Butcher’s solo recordings (many of them live performances) serve as an introspective break from his myriad social excursions, four of which (well, including another solo LP) have been released since this CD. If this proliferation indicates an unfettered taste for freedom and adventure, then Bell Trove Spools serves as a contrastive exploration of a more limited set of variables. This time, Butcher retreats into the studio for a smorgasbord of feedback, resonance, close-miking and a cataloguing of the many breathing techniques he’s amassed throughout his many years behind the reed. It’s a captivating and exhaustive exercise, and – being his first such foray in just under a decade – is an opportunity he’s loathe to squandering.

Track titles range from playfully quotidian (‘A Place to Start’) to poetically paradoxical (‘Perfume Screech’), bearing testament to the contrasting dynamics Butcher brings home to his hermetic hovel. The former (and opener) finds him flexing: softly vibrating the mouthpiece in increasingly elongated exhalations, as though fine-tuning the frequency for an act of cobra-hypnotism. The deep resonance of the surrounding space suggests both distance and proximity; an experience more amplified in the all-too brief ‘Padded Shadows’; ostensibly an exercise in two-fingered typewriting in an echoing tunnel. The restless air around the daddy longlegs rattle of ‘Willow Shiver’ provides the apotheosis of this approach.
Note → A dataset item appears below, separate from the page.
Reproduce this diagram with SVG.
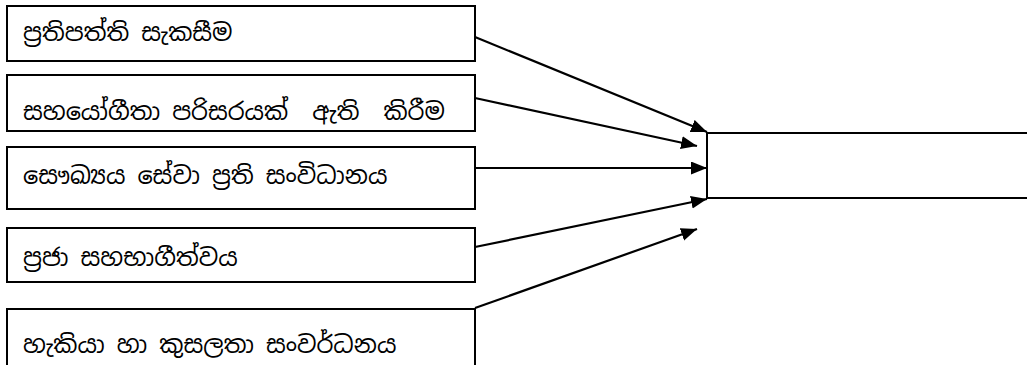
<svg xmlns="http://www.w3.org/2000/svg" width="1027" height="365" viewBox="0 0 1027 365">
<style>
.box{fill:#fff;stroke:#000;stroke-width:2}
.lbl{font-family:"Noto Sans Sinhala","Iskoola Pota","Noto Sans",sans-serif;font-size:24px;fill:#000;white-space:pre}
.conn line{stroke:#000;stroke-width:2.2;marker-end:url(#ah)}
</style>
<defs>
<marker id="ah" markerUnits="userSpaceOnUse" markerWidth="18" markerHeight="14" refX="16" refY="6.5" orient="auto">
<path d="M0,0 L16,6.5 L0,13 z" fill="#000"/>
</marker>
</defs>
<rect width="1027" height="365" fill="#fff"/>
<g id="n1"><rect class="box" x="7" y="6" width="468" height="55"/><text class="lbl" x="23" y="41">ප්‍රතිපත්ති සැකසීම</text></g>
<g id="n2"><rect class="box" x="7" y="75" width="468" height="56"/><text class="lbl" x="23" y="120">සහයෝගීතා පරිසරයක්  ඇති  කිරීම</text></g>
<g id="n3"><rect class="box" x="7" y="147" width="468" height="62"/><text class="lbl" x="23" y="184">සෞඛ්‍යය සේවා ප්‍රති සංවිධානය</text></g>
<g id="n4"><rect class="box" x="7" y="228" width="468" height="54"/><text class="lbl" x="23" y="266">ප්‍රජා සහභාගීත්වය</text></g>
<g id="n5"><rect class="box" x="7" y="309" width="468" height="70"/><text class="lbl" x="23" y="353">හැකියා හා කුසලතා සංවර්ධනය</text></g>
<g id="n6"><rect class="box" x="707" y="133" width="340" height="65"/></g>
<g class="conn" id="connectors">
<line x1="475" y1="37" x2="707" y2="132"/>
<line x1="475" y1="98" x2="697" y2="146"/>
<line x1="475" y1="168" x2="707" y2="168"/>
<line x1="475" y1="247" x2="707" y2="199"/>
<line x1="475" y1="308" x2="697" y2="229"/>
</g>
</svg>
As the CD progresses, its separation into individual tracks appears increasingly arbitrary; each track covering greater sonic terrain than the one prior, as Butcher identifies the cracks between his sounds, and the micro-fissures between those. Consequently, beginnings and ends become more loosely defined, as the taste for exploration becomes an appetite for abstraction, with the remit of Butcher’s personal satisfaction comprising the sole governing criteria for the status of completion.

Nonetheless, each piece is realised meticulously, never outliving its natural lifespan. The sounds interrogated range from frenzied avian twitters to elephantine death rattles; the ballistic spattering of bark chips in stereo to the wresting of Glass-like minimal phrases from a muddy morass. To catalogue these in any further detail would be to undo the careful work Butcher has undertaken. Suffice to say, opportunities for listener boredom are non-existent.